Reproduce all the lines exactly as they stand, apart from the pictures.

────

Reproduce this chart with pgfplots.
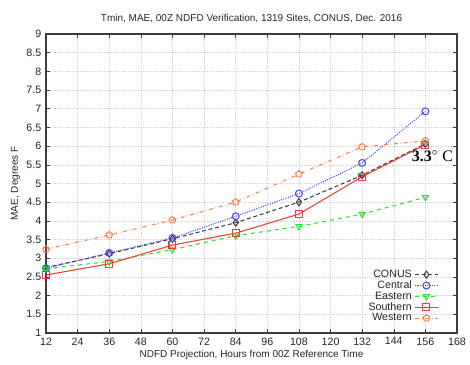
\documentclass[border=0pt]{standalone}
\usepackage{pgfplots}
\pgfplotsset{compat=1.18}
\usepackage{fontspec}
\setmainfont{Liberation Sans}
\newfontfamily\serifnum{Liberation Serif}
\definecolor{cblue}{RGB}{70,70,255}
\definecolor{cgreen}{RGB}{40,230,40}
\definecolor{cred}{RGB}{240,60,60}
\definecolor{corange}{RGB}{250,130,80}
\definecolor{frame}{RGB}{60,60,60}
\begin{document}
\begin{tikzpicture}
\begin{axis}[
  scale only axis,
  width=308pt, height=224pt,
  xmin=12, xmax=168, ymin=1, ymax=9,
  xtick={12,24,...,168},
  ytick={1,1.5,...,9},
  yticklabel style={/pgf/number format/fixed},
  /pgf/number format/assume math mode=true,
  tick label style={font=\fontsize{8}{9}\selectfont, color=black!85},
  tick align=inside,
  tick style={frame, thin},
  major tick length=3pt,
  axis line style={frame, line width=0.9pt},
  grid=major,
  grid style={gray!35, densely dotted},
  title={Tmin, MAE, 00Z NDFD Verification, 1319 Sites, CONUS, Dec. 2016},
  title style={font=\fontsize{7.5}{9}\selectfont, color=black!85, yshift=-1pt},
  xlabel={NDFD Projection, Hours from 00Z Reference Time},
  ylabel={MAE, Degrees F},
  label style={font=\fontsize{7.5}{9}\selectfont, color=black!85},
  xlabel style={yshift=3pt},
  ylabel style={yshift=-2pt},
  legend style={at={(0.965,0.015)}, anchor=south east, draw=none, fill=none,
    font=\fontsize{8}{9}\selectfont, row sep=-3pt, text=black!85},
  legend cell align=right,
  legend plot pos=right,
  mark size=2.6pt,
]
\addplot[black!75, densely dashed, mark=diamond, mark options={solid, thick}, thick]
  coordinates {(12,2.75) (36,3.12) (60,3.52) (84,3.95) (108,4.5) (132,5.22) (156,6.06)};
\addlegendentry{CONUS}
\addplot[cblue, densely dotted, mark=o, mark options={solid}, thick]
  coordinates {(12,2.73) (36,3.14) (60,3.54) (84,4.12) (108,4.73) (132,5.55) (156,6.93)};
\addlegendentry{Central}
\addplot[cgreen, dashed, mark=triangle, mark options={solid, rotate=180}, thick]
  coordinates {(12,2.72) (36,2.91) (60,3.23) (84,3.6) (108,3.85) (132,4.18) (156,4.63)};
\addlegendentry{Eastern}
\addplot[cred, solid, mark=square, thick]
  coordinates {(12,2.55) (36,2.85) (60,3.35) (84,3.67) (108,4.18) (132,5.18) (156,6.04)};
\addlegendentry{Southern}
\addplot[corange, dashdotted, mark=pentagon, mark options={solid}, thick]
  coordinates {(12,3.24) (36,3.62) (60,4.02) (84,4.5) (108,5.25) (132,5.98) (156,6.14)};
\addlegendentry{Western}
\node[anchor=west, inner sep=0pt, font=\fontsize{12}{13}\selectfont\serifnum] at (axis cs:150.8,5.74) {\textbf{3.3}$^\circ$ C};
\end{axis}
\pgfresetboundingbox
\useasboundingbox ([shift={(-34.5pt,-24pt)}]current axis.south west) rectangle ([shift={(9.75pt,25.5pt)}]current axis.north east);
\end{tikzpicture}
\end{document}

────

REPLY TO THE EXERCISE:
Reproduce this chart with pgfplots.
\documentclass[border=0pt]{standalone}
\usepackage{pgfplots}
\pgfplotsset{compat=1.18}
\usepackage{fontspec}
\setmainfont{Liberation Sans}
\newfontfamily\serifnum{Liberation Serif}
\definecolor{cblue}{RGB}{70,70,255}
\definecolor{cgreen}{RGB}{40,230,40}
\definecolor{cred}{RGB}{240,60,60}
\definecolor{corange}{RGB}{250,130,80}
\definecolor{frame}{RGB}{60,60,60}
\begin{document}
\begin{tikzpicture}
\begin{axis}[
  scale only axis,
  width=308pt, height=224pt,
  xmin=12, xmax=168, ymin=1, ymax=9,
  xtick={12,24,...,168},
  ytick={1,1.5,...,9},
  yticklabel style={/pgf/number format/fixed},
  /pgf/number format/assume math mode=true,
  tick label style={font=\fontsize{8}{9}\selectfont, color=black!85},
  tick align=inside,
  tick style={frame, thin},
  major tick length=3pt,
  axis line style={frame, line width=0.9pt},
  grid=major,
  grid style={gray!35, densely dotted},
  title={Tmin, MAE, 00Z NDFD Verification, 1319 Sites, CONUS, Dec. 2016},
  title style={font=\fontsize{7.5}{9}\selectfont, color=black!85, yshift=-1pt},
  xlabel={NDFD Projection, Hours from 00Z Reference Time},
  ylabel={MAE, Degrees F},
  label style={font=\fontsize{7.5}{9}\selectfont, color=black!85},
  xlabel style={yshift=3pt},
  ylabel style={yshift=-2pt},
  legend style={at={(0.965,0.015)}, anchor=south east, draw=none, fill=none,
    font=\fontsize{8}{9}\selectfont, row sep=-3pt, text=black!85},
  legend cell align=right,
  legend plot pos=right,
  mark size=2.6pt,
]
\addplot[black!75, densely dashed, mark=diamond, mark options={solid, thick}, thick]
  coordinates {(12,2.75) (36,3.12) (60,3.52) (84,3.95) (108,4.5) (132,5.22) (156,6.06)};
\addlegendentry{CONUS}
\addplot[cblue, densely dotted, mark=o, mark options={solid}, thick]
  coordinates {(12,2.73) (36,3.14) (60,3.54) (84,4.12) (108,4.73) (132,5.55) (156,6.93)};
\addlegendentry{Central}
\addplot[cgreen, dashed, mark=triangle, mark options={solid, rotate=180}, thick]
  coordinates {(12,2.72) (36,2.91) (60,3.23) (84,3.6) (108,3.85) (132,4.18) (156,4.63)};
\addlegendentry{Eastern}
\addplot[cred, solid, mark=square, thick]
  coordinates {(12,2.55) (36,2.85) (60,3.35) (84,3.67) (108,4.18) (132,5.18) (156,6.04)};
\addlegendentry{Southern}
\addplot[corange, dashdotted, mark=pentagon, mark options={solid}, thick]
  coordinates {(12,3.24) (36,3.62) (60,4.02) (84,4.5) (108,5.25) (132,5.98) (156,6.14)};
\addlegendentry{Western}
\node[anchor=west, inner sep=0pt, font=\fontsize{12}{13}\selectfont\serifnum] at (axis cs:150.8,5.74) {\textbf{3.3}$^\circ$ C};
\end{axis}
\pgfresetboundingbox
\useasboundingbox ([shift={(-34.5pt,-24pt)}]current axis.south west) rectangle ([shift={(9.75pt,25.5pt)}]current axis.north east);
\end{tikzpicture}
\end{document}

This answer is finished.